Registered: 03/03/09
Posts: 4423
Loc: Somewhere on the planet,I hope
T
I think some might find this interesting.

he first salmon: ‘June Hogs’ doomed to extinction

Pat Neal

The Daily World

The blooming of the salmonberries marks a change in the season. In the old days, these blossoms signaled the beginning of the spring Chinook run up the rivers.

It’s called the first salmon because they’re the first to swim upriver in the spring.

They do not spawn until late summer or fall. Surviving on their body fat, their flesh is rich and succulent.

Salmon oil is beneficial for heart health and brain function.

Just think how good this story would be if I could catch a springer. But I digress.

The salmon have kept people alive since they colonized our rivers after the ice age.

People believed salmon came from a big house at the bottom of the ocean. When it was time to run upriver, they put on salmon robes and voluntarily sacrificed their bodies for the benefit of man and everything on the river — from the tiniest insects to the tallest trees.

Then, the spirit of the salmon would return to their ocean house.

The first salmon caught in the spring was treated as a special guest.

The meat was shared. The heart and bones of the first salmon were washed and returned to the river.

Care was taken so no dogs could get a piece of the first salmon.

On April 19, 1806, the Lewis and Clark Expedition dropped by a First Salmon Ceremony at the Dalles on the Columbia River.

Captain Clark observed, “The whole village was rejoicing today over having caught a single salmon, which was considered as the harbinger of vast quantities in four or five days. In order to hasten their arrival, the Indians, according to custom, dressed the fish and cut it into small pieces, one of which was given to every child in the village.”

It was believed as long as the salmon were treated with respect, the fish would run forever.

Instead, we began the commercial exploitation of salmon.

In 1834, Nathanial Wyeth hatched a scheme to ship barrels of salted salmon from the Columbia River to Hawaii and the East Coast.

James Swan described the salmon fishing in Shoalwater, now Willapa Bay, in June 1852, where he and his Chinook Indian friends caught a hundred Chinook salmon weighing up to 78 pounds with a single haul of a spruce-root seine net.

These fish, called “June Hogs” for their size and fat content, were doomed to extinction.

In 1867, the first of many salmon canneries was built on the Columbia River.

By 1878, cannery operators were facing a shortage of spring Chinook. They built the first fish hatchery.

By 1881, there were 30 canneries employing 2,500 to 3,000 mostly Scandinavian fishermen, while 4,000 Chinese cut the fish to fit into cans.

Every form of net was used to choke the Columbia from one bank to another, making it difficult for salmon to swim upriver. Fish wheels pumped 20,000 to 50,000 fish a day out of the river until Washington outlawed them in 1935.

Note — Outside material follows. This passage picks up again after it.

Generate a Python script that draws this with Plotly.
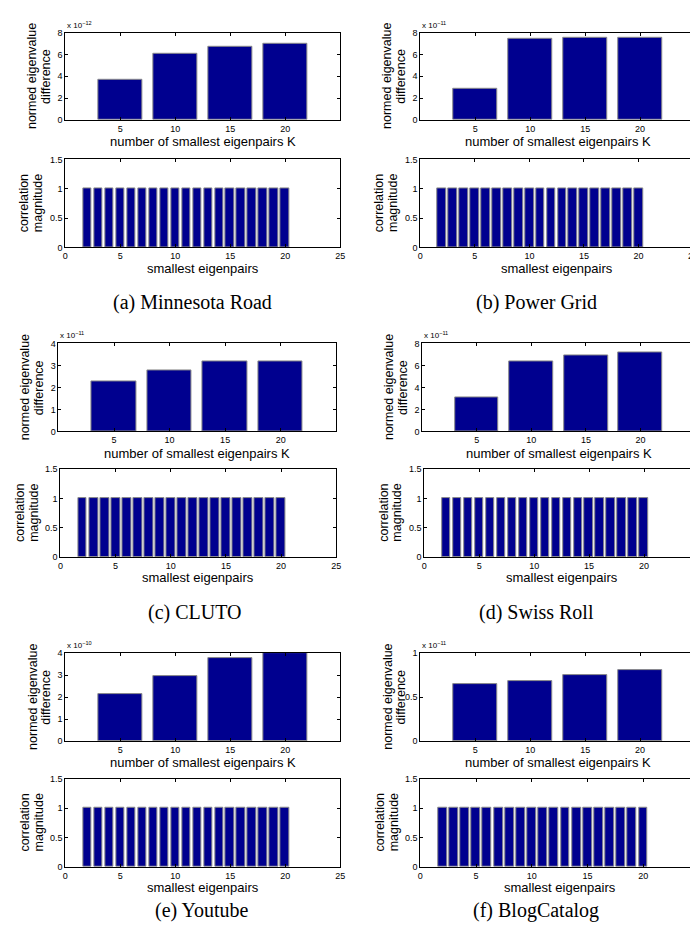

By then, they were building the Grand Coulee Dam. It had no fish ladders, ending the salmon run into British Columbia.

Eventually, 60 dams were built in the Columbia Basin. Since then, the Columbia River has served as a road map to extinction on other rivers.

By the new millennium, the effect of an increasing human population with exploding pinniped and predatory bird populations has resulted in salmon going extinct in 40% of their historic range in the Pacific Northwest, where 19 populations of salmon and steelhead are listed as threatened under the Endangered Species Act.

Proving the belief, if we disrespect the salmon, they will not run forever.

Pat Neal is a Hoh River fishing and rafting guide and “wilderness gossip columnist” whose column appears here every Thursday. He can be reached at 360-683-9867 or by email via patnealproductions@ gmail.com.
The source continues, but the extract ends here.